STORED DATA
* * *
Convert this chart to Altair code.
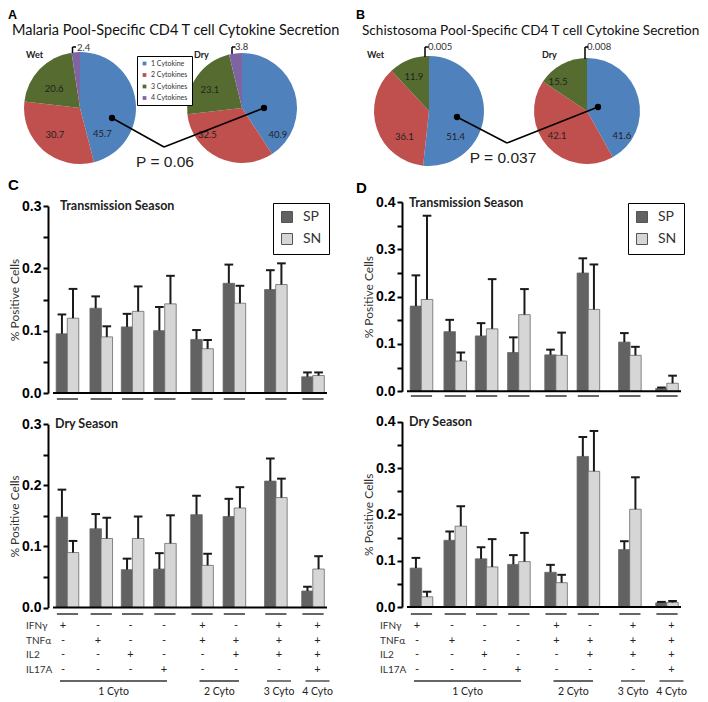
import altair as alt
import pandas as pd
import numpy as np

# ---------------- data ----------------
cyto_cats = ["1 Cytokine", "2 Cytokines", "3 Cytokines", "4 Cytokines"]
malaria_wet = [45.7, 30.7, 20.6, 2.4]
malaria_dry = [40.9, 32.5, 23.1, 3.8]
schisto_wet = [51.4, 36.1, 11.9, 0.005]
schisto_dry = [41.6, 42.1, 15.5, 0.008]
p_malaria = "P = 0.06"
p_schisto = "P = 0.037"

series = ["SP", "SN"]
cytokines = ["IFNγ", "TNFα", "IL2", "IL17A"]
combos = [
    ["+", "-", "-", "-"],
    ["-", "+", "-", "-"],
    ["-", "-", "+", "-"],
    ["-", "-", "-", "+"],
    ["+", "+", "-", "-"],
    ["-", "+", "+", "-"],
    ["+", "+", "+", "-"],
    ["+", "+", "+", "+"],
]
cyto_group_labels = ["1 Cyto", "2 Cyto", "3 Cyto", "4 Cyto"]
cyto_group_members = [[0, 1, 2, 3], [4, 5], [6], [7]]

# Malaria (C)
mal_trans_sp = [0.095, 0.136, 0.106, 0.100, 0.086, 0.176, 0.166, 0.026]
mal_trans_sp_err = [0.031, 0.019, 0.021, 0.038, 0.015, 0.030, 0.031, 0.007]
mal_trans_sn = [0.120, 0.090, 0.131, 0.143, 0.071, 0.144, 0.174, 0.028]
mal_trans_sn_err = [0.047, 0.017, 0.040, 0.045, 0.014, 0.028, 0.034, 0.005]
mal_dry_sp = [0.148, 0.129, 0.062, 0.063, 0.152, 0.149, 0.207, 0.027]
mal_dry_sp_err = [0.045, 0.024, 0.018, 0.026, 0.031, 0.029, 0.037, 0.007]
mal_dry_sn = [0.090, 0.113, 0.113, 0.105, 0.069, 0.163, 0.180, 0.063]
mal_dry_sn_err = [0.019, 0.034, 0.036, 0.046, 0.019, 0.034, 0.031, 0.021]

# Schistosoma (D)
sch_trans_sp = [0.180, 0.126, 0.117, 0.082, 0.077, 0.250, 0.104, 0.006]
sch_trans_sp_err = [0.065, 0.025, 0.027, 0.032, 0.011, 0.031, 0.019, 0.002]
sch_trans_sn = [0.194, 0.064, 0.132, 0.162, 0.076, 0.173, 0.076, 0.017]
sch_trans_sn_err = [0.177, 0.018, 0.105, 0.054, 0.048, 0.095, 0.018, 0.016]
sch_dry_sp = [0.084, 0.144, 0.104, 0.092, 0.075, 0.325, 0.124, 0.009]
sch_dry_sp_err = [0.022, 0.019, 0.025, 0.020, 0.016, 0.042, 0.018, 0.002]
sch_dry_sn = [0.022, 0.1745, 0.0865, 0.098, 0.0525, 0.293, 0.211, 0.0096]
sch_dry_sn_err = [0.011, 0.043, 0.060, 0.062, 0.017, 0.087, 0.069, 0.0034]

# ---------------- layout / style ----------------
OFF = 8                      # page margin (reference px -> chart px)
W, H = 692, 694
GROUP_POS = [15, 50, 82.5, 116, 154.5, 188, 231, 269.5]
X_SPAN = 284
BAR_W = 11.5
COL_X = {"C": 48, "D": 402}
PIE_COLORS = ["#4F81BD", "#C0504D", "#556B2F", "#8064A2"]
BAR_COLORS = ["#626262", "#d6d6d6"]
SANS = "Lato"
ARIAL = "Liberation Sans"


def label(text, x, y, size, font=SANS, weight="normal", color="#222",
          align="left", baseline="middle", angle=0):
    return alt.Chart(pd.DataFrame({"t": [text]})).mark_text(
        fontSize=size, font=font, fontWeight=weight, color=color,
        align=align, baseline=baseline, angle=angle
    ).encode(x=alt.value(x - OFF), y=alt.value(y - OFF), text="t:N")


def seg(x1, y1, x2, y2, width=1.5, color="black"):
    return alt.Chart(pd.DataFrame({"d": [0]})).mark_rule(
        color=color, strokeWidth=width
    ).encode(x=alt.value(x1 - OFF), y=alt.value(y1 - OFF),
             x2=alt.value(x2 - OFF), y2=alt.value(y2 - OFF))


def dot(x, y):
    return alt.Chart(pd.DataFrame({"d": [0]})).mark_circle(
        size=40, color="black", opacity=1
    ).encode(x=alt.value(x - OFF), y=alt.value(y - OFF))


def pie(values, cx, cy, r, lab_deg, lab_r, small_xy, bracket_x, legend=None):
    df = pd.DataFrame({"cat": cyto_cats, "v": values, "idx": list(range(4))})
    df["lab"] = [str(v) for v in values]
    df["lt"] = np.radians(lab_deg + [0])
    df["lr"] = lab_r + [0]
    base = alt.Chart(df)
    arc = base.mark_arc(outerRadius=r).encode(
        x=alt.value(cx - OFF), y=alt.value(cy - OFF),
        theta=alt.Theta("v:Q", stack=True),
        order=alt.Order("idx:Q"),
        color=alt.Color("cat:N", scale=alt.Scale(domain=cyto_cats, range=PIE_COLORS),
                        legend=legend),
    )
    txt = base.transform_filter("datum.idx < 3").mark_text(
        fontSize=9.5, font=SANS, color="#222"
    ).encode(
        x=alt.value(cx - OFF), y=alt.value(cy - OFF),
        theta=alt.Theta("lt:Q", scale=None),
        radius=alt.Radius("lr:Q", scale=None),
        text="lab:N",
    )
    small = base.transform_filter("datum.idx == 3").mark_text(
        fontSize=9.5, font=SANS, color="#333", align="left"
    ).encode(x=alt.value(small_xy[0] - OFF), y=alt.value(small_xy[1] - OFF), text="lab:N")
    top = cy - r
    return alt.layer(arc, txt, small,
                     seg(bracket_x, top + 1, bracket_x, 47, 1.5),
                     seg(bracket_x, 47, bracket_x + 3.5, 47, 1.5))


def bar_panel(sp, sp_err, sn, sn_err, col, y0, y_top, ymax, title, title_xy,
              underline_y, legend_xy=None):
    rows = []
    for i in range(len(GROUP_POS)):
        for s, vals, errs, sgn in (("SP", sp, sp_err, -1), ("SN", sn, sn_err, 1)):
            xc = GROUP_POS[i] + sgn * BAR_W / 2
            rows.append({"series": s, "grp": i, "v": vals[i], "hi": vals[i] + errs[i],
                         "xc": xc, "c0": xc - 4.5, "c1": xc + 4.5})
    df = pd.DataFrame(rows)
    xs = alt.Scale(domain=[0, X_SPAN],
                   range=[COL_X[col] - OFF, COL_X[col] + X_SPAN - OFF])
    ys = alt.Scale(domain=[0, ymax], range=[y0 - OFF, y_top - OFF], nice=False)
    ticks = [round(k * 0.05, 2) for k in range(int(round(ymax / 0.05)) + 1)]
    yaxis = alt.Axis(
        orient="left", offset=-(COL_X[col] - OFF), values=ticks,
        labelExpr="(round(datum.value*20) % 2 == 0) ? format(datum.value, '.1f') : ''",
        domainColor="black", domainWidth=2, tickColor="black", tickWidth=2, tickSize=5,
        labelFont=ARIAL, labelFontWeight="bold", labelFontSize=14, labelColor="black",
        labelPadding=2, grid=False,
        title="% Positive Cells", titleFont=SANS, titleFontSize=12,
        titleFontWeight="normal", titleColor="#333", titlePadding=0,
    )
    if legend_xy is not None:
        leg = alt.Legend(title=None, orient="none", legendX=legend_xy[0] - OFF,
                         legendY=legend_xy[1] - OFF, strokeColor="black", padding=7,
                         fillColor="white", symbolType="square", symbolSize=121,
                         symbolStrokeColor="#555", symbolStrokeWidth=1,
                         labelFont=SANS, labelFontSize=14, labelColor="#333",
                         rowPadding=6, labelOffset=9)
    else:
        leg = None
    base = alt.Chart(df)
    bars = base.mark_bar(size=BAR_W, stroke="#6a6a6a", strokeWidth=0.8).encode(
        x=alt.X("xc:Q", scale=xs, axis=None),
        y=alt.Y("v:Q", scale=ys, axis=yaxis),
        color=alt.Color("series:N", scale=alt.Scale(domain=series, range=BAR_COLORS),
                        legend=leg),
    )
    err = base.mark_rule(color="#1a1a1a", strokeWidth=2).encode(
        x=alt.X("xc:Q", scale=xs, axis=None),
        y=alt.Y("v:Q", scale=ys), y2="hi:Q")
    caps = base.mark_rule(color="#1a1a1a", strokeWidth=2).encode(
        x=alt.X("c0:Q", scale=xs, axis=None), x2="c1:Q",
        y=alt.Y("hi:Q", scale=ys))
    bl = alt.Chart(pd.DataFrame({"a": [0], "b": [X_SPAN], "z": [0]})).mark_rule(
        color="black", strokeWidth=2).encode(
        x=alt.X("a:Q", scale=xs, axis=None), x2="b:Q", y=alt.Y("z:Q", scale=ys))
    ul = alt.Chart(pd.DataFrame({"a": [p - 11 for p in GROUP_POS],
                                 "b": [p + 11 for p in GROUP_POS]})).mark_rule(
        color="#555", strokeWidth=1.8).encode(
        x=alt.X("a:Q", scale=xs, axis=None), x2="b:Q",
        y=alt.value(underline_y - OFF))
    ttl = label(title, title_xy[0], title_xy[1], 12.5, weight="bold", color="#222")
    return alt.layer(bars, err, caps, bl, ul, ttl)


def table(col, row_label_x):
    xs = alt.Scale(domain=[0, X_SPAN],
                   range=[COL_X[col] - OFF, COL_X[col] + X_SPAN - OFF])
    ysc = alt.Scale(type="point", domain=cytokines, range=[626 - OFF, 670 - OFF], padding=0)
    rows = []
    for i, combo in enumerate(combos):
        for j, c in enumerate(cytokines):
            rows.append({"x": GROUP_POS[i], "row": c, "sym": combo[j]})
    df = pd.DataFrame(rows)
    syms = alt.Chart(df).mark_text(fontSize=11, font=SANS, color="#222").encode(
        x=alt.X("x:Q", scale=xs, axis=None),
        y=alt.Y("row:N", scale=ysc, axis=None), text="sym:N")
    names = alt.Chart(pd.DataFrame({"row": cytokines})).mark_text(
        fontSize=10, font=SANS, color="#333", align="left").encode(
        x=alt.value(row_label_x - OFF),
        y=alt.Y("row:N", scale=ysc, axis=None), text="row:N")
    br = []
    for lab, mem in zip(cyto_group_labels, cyto_group_members):
        pad = 12 if len(mem) == 1 else 3
        a = GROUP_POS[mem[0]] - pad
        b = GROUP_POS[mem[-1]] + pad
        br.append({"lab": lab, "a": a, "b": b, "m": (a + b) / 2})
    bdf = pd.DataFrame(br)
    lines = alt.Chart(bdf).mark_rule(color="#333", strokeWidth=1.3).encode(
        x=alt.X("a:Q", scale=xs, axis=None), x2="b:Q", y=alt.value(681 - OFF))
    labs = alt.Chart(bdf).mark_text(fontSize=10.5, font=SANS, color="#222").encode(
        x=alt.X("m:Q", scale=xs, axis=None), y=alt.value(692 - OFF), text="lab:N")
    return alt.layer(syms, names, lines, labs)


pie_legend = alt.Legend(title=None, orient="none", legendX=137 - OFF, legendY=56 - OFF,
                        strokeColor="black", padding=4, fillColor="white",
                        symbolType="square", symbolSize=14, symbolStrokeWidth=0,
                        labelFont=SANS, labelFontSize=7, labelColor="#333",
                        rowPadding=3.5, labelOffset=3)

layers = [
    # panel letters and titles
    label("A", 8, 15, 12.5, font=ARIAL, weight="bold", color="black"),
    label("Malaria Pool-Specific CD4 T cell Cytokine Secretion", 12, 31, 14.5,
          color="#111"),
    label("B", 356, 15, 12.5, font=ARIAL, weight="bold", color="black"),
    label("Schistosoma Pool-Specific CD4 T cell Cytokine Secretion", 362, 31, 13.6,
          color="#111"),
    label("C", 8, 185, 15, font=ARIAL, weight="bold", color="black"),
    label("D", 356, 188, 15, font=ARIAL, weight="bold", color="black"),
    label("Wet", 26, 55, 9, weight="bold"),
    label("Dry", 194, 55, 9, weight="bold"),
    label("Wet", 367, 55, 9, weight="bold"),
    label("Dry", 542, 55, 9, weight="bold"),
    # pies
    pie(malaria_wet, 80, 108, 56, [139, 223, 306], [34, 37, 32], (77, 48), 72.5, pie_legend),
    pie(malaria_dry, 242, 108, 55, [127, 232, 300], [45, 44, 37], (235, 47), 232),
    pie(schisto_wet, 429, 111, 55, [134, 223, 336], [37, 36, 37], (428, 47), 425),
    pie(schisto_dry, 587, 111, 53, [126, 230, 315], [43, 39, 41], (587, 47), 585),
    # connectors and p-values
    seg(112, 118, 164, 147), seg(164, 147, 264, 108), dot(112, 118), dot(264, 108),
    label(p_malaria, 165, 162, 15.5, font=ARIAL, color="#222", align="center"),
    seg(457, 117, 507, 143), seg(507, 143, 598, 107), dot(457, 117), dot(598, 107),
    label(p_schisto, 503, 158, 15.5, font=ARIAL, color="#222", align="center"),
    # bar panels
    bar_panel(mal_trans_sp, mal_trans_sp_err, mal_trans_sn, mal_trans_sn_err, "C",
              393, 206, 0.3, "Transmission Season", (60, 206), 399, (273, 203)),
    bar_panel(mal_dry_sp, mal_dry_sp_err, mal_dry_sn, mal_dry_sn_err, "C",
              607.5, 424.3, 0.3, "Dry Season", (55, 424), 614),
    bar_panel(sch_trans_sp, sch_trans_sp_err, sch_trans_sn, sch_trans_sn_err, "D",
              391.3, 202, 0.4, "Transmission Season", (409, 203), 396, (628, 203)),
    bar_panel(sch_dry_sp, sch_dry_sp_err, sch_dry_sn, sch_dry_sn_err, "D",
              607, 421.7, 0.4, "Dry Season", (409, 422), 614),
    table("C", 26),
    table("D", 380),
]

chart = alt.layer(*layers).resolve_scale(
    x="independent", y="independent", color="independent", theta="independent"
).properties(
    width=W, height=H, padding=0, background="white",
    autosize=alt.AutoSizeParams(type="none"),
).configure_view(stroke=None)

chart.save("out.html", embed_options={"renderer": "svg", "actions": False})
* * *
Give back exactly the lines from the first line of the data through the line with "import numpy as np", pictures excluded.

Convert this chart to Altair code.
import altair as alt
import pandas as pd
import numpy as np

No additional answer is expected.